« Tous les arbres ne sont pas bons pour la qualité de l’air »
Chaque ville interrogée a partagé la liste des essences qu’elle privilégie. Pour analyser leurs réponses, nous avons sollicité l’expertise de Pierre Sicard, chercheur chez Argans à Sophia Antipolis. Pierre Sicard travaille sur les « impacts de la pollution de l’air et du changement climatique sur les forêts et sur le rôle de l’arbre sur la qualité de l’air en ville ». Son verdict ?
« De nombreuses municipalités se focalisent sur les essences adaptées au manque d’eau et omettent que le changement climatique et la pollution de l’air sont étroitement liés. Pour atténuer efficacement les effets du changement climatique, et s’y adapter, il faut prendre en compte ces deux volets. Planter un arbre, c’est agir sur les deux leviers à la fois, car l’arbre rafraîchit le climat à l’échelle locale lors de fortes chaleurs (par l’ombre et l’évapotranspiration qu’il produit), et il réduit la pollution de l’air et les gaz à effet de serre (CO2 et O3). »
Ce sont d’ailleurs ces deux fonctionnalités qu’il faut prendre en compte pour planter efficacement en milieu urbain. La végétalisation des villes peut accentuer certains phénomènes si elle est mal maîtrisée.
Face aux multiplications de promesses de plantations, vous tiriez la sonnette d’alarme dès 2018…
Oui, car tous les arbres sont bons pour l’homme, mais certaines essences ne sont pas bonnes pour la qualité de l’air. L’eucalyptus, par exemple, produit 130 grammes d’ozone par jour. C’est pareil pour le platane, qui peut émettre des composés organiques volatils nocifs pour la qualité de l’air.
À Madrid, ce sont des problèmes de santé qui ont révélé le problème...
En novembre 2019, nous avons établi, avec une équipe de chercheurs avec laquelle je travaille, qu’en périphérie de Madrid, la qualité de l’air était dégradée en raison de la plantation des mauvaises espèces.

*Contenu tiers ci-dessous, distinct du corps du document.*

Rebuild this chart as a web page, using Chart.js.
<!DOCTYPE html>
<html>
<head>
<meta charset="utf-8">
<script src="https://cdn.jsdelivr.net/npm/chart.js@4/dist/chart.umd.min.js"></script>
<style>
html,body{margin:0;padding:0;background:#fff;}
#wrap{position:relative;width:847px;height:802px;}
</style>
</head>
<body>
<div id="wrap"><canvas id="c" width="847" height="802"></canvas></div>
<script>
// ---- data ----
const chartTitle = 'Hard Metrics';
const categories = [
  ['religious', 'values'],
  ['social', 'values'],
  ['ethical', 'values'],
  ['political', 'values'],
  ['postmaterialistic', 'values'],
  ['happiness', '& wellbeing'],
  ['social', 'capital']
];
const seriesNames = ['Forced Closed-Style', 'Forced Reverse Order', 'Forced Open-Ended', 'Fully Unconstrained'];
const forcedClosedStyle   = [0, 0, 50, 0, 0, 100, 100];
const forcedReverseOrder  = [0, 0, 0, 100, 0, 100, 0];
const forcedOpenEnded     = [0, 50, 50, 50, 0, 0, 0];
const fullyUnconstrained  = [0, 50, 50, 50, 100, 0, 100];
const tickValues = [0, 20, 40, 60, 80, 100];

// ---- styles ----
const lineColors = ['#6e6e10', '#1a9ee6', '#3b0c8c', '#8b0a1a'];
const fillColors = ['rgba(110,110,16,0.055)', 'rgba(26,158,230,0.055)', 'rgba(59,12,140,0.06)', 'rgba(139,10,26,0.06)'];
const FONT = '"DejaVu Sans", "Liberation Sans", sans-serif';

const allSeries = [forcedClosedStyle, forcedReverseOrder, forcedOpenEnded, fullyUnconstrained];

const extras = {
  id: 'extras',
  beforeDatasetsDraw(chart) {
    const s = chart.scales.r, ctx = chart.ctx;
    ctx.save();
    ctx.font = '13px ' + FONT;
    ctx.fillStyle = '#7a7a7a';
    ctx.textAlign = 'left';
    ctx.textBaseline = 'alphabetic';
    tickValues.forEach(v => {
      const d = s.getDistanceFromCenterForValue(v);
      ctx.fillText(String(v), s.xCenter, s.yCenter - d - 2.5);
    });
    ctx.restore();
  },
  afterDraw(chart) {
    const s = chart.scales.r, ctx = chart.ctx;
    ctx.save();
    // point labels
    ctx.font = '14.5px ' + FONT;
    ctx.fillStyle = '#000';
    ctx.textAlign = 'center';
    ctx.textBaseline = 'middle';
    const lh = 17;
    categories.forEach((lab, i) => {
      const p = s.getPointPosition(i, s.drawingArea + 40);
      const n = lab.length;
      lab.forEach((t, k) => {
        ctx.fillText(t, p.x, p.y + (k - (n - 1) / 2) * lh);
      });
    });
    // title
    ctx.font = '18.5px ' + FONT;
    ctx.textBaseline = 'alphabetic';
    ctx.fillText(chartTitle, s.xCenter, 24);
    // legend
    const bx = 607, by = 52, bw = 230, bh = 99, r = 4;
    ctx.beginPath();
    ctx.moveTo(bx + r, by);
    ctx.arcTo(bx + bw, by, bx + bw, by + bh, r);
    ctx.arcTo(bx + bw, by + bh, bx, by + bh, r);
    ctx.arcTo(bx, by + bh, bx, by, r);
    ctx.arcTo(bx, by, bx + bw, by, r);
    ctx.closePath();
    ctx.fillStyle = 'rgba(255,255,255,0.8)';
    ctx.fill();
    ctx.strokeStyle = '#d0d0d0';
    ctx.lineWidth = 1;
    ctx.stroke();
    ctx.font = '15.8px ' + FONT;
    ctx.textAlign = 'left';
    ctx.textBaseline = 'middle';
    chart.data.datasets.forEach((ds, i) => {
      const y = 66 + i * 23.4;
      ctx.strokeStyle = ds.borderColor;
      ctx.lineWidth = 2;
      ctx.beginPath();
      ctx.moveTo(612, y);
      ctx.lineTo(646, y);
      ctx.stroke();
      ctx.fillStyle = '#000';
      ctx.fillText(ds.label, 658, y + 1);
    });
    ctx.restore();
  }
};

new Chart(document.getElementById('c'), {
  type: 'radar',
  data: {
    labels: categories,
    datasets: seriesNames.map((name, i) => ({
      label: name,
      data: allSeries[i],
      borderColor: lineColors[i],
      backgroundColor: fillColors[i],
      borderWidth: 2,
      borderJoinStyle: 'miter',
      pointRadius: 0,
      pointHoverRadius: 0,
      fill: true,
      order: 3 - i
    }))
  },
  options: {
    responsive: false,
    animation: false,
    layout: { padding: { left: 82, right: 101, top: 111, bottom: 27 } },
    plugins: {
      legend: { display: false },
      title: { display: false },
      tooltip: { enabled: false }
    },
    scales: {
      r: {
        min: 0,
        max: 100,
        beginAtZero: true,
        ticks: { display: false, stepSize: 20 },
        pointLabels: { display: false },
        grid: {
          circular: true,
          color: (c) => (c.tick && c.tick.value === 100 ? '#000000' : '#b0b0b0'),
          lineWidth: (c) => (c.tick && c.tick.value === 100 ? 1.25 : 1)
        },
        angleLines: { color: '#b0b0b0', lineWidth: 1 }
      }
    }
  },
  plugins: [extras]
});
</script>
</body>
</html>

On s’en est rendu compte car le nombre de crises d’asthme chez les enfants avait augmenté parallèlement à une augmentation significative de l’ozone.
Quelles essences privilégier ?
En vue de l’augmentation des températures, il faudrait prendre des espèces subtropicales, peu gourmandes en eau. Par exemple, vous avez le ginkgo biloba, le tipuana tipu... Ce sont des espèces similaires à celles présentes à Valence, en Espagne, ville avec laquelle je travaille et qui possède un climat similaire à celui qui attend la Côte d’Azur.

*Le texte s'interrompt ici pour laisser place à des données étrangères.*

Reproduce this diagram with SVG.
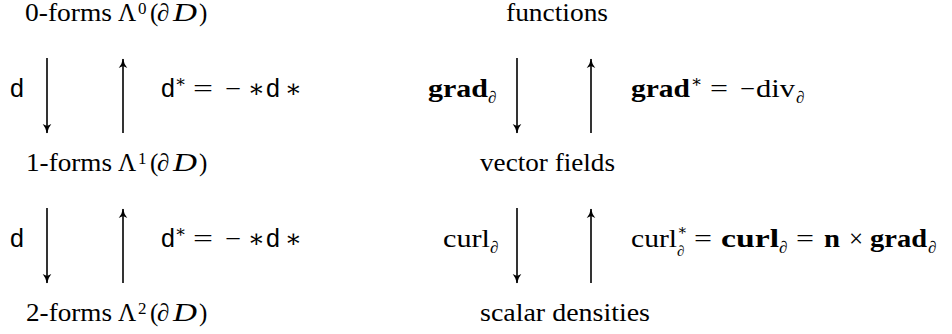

Les particuliers ont aussi leur rôle à jouer ?
85 % des plantations relèvent du domaine privé. Communiquer auprès du grand public sur les essences à privilégier est donc d’autant
plus important. Quelles essences recommander aux citoyens ? Je pense qu’un petit guide sur la question serait pertinent et j’aimerais prochainement en publier un… même s’il sera difficile de trouver des plantes qui satisfassent tout le monde à 100 %.